Short task: Search the data below for the word "matplotlib" and copy each line that holds it.

Given information:

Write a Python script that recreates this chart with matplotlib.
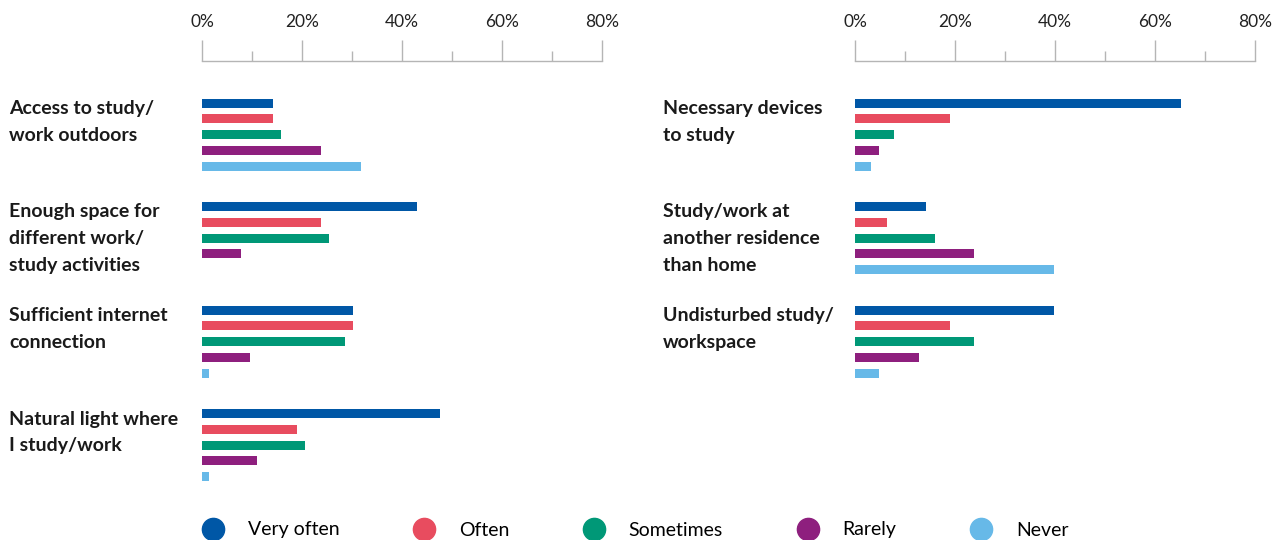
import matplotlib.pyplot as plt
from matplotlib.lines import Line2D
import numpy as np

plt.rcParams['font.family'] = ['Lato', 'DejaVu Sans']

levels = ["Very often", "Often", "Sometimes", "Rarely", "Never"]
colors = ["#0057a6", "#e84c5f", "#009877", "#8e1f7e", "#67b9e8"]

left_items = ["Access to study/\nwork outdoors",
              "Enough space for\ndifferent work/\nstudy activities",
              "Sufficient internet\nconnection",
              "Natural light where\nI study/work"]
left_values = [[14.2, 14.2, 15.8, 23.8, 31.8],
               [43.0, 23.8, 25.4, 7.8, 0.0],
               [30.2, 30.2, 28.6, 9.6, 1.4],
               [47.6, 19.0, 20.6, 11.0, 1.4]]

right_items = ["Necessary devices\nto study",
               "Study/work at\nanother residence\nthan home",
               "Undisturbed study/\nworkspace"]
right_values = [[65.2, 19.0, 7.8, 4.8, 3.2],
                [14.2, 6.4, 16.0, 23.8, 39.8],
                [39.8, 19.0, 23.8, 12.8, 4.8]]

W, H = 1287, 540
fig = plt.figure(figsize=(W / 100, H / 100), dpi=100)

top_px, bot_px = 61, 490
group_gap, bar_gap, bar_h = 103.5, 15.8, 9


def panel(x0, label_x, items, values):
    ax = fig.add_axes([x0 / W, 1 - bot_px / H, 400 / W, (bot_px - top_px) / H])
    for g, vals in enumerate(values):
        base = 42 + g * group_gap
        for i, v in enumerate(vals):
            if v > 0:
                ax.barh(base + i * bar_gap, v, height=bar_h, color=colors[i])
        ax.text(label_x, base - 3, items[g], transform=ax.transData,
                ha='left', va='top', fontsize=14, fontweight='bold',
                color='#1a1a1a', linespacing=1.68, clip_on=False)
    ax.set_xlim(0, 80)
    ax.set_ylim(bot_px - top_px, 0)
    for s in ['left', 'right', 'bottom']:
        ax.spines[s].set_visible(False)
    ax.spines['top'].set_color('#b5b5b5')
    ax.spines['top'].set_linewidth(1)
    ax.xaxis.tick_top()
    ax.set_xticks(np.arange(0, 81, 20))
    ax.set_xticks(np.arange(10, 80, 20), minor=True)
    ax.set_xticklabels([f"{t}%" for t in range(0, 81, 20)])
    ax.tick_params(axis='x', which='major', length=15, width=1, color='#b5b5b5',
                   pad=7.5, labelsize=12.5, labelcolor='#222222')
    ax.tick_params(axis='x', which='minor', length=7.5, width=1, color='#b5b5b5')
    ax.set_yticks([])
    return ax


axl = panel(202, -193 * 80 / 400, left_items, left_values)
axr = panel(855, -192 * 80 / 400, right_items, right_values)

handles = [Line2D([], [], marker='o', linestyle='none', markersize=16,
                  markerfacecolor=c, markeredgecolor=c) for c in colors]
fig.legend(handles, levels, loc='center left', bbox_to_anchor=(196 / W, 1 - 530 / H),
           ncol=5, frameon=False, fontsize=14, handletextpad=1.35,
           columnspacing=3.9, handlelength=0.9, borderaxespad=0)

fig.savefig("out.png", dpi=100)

Expected output:
Write a Python script that recreates this chart with matplotlib.
import matplotlib.pyplot as plt
from matplotlib.lines import Line2D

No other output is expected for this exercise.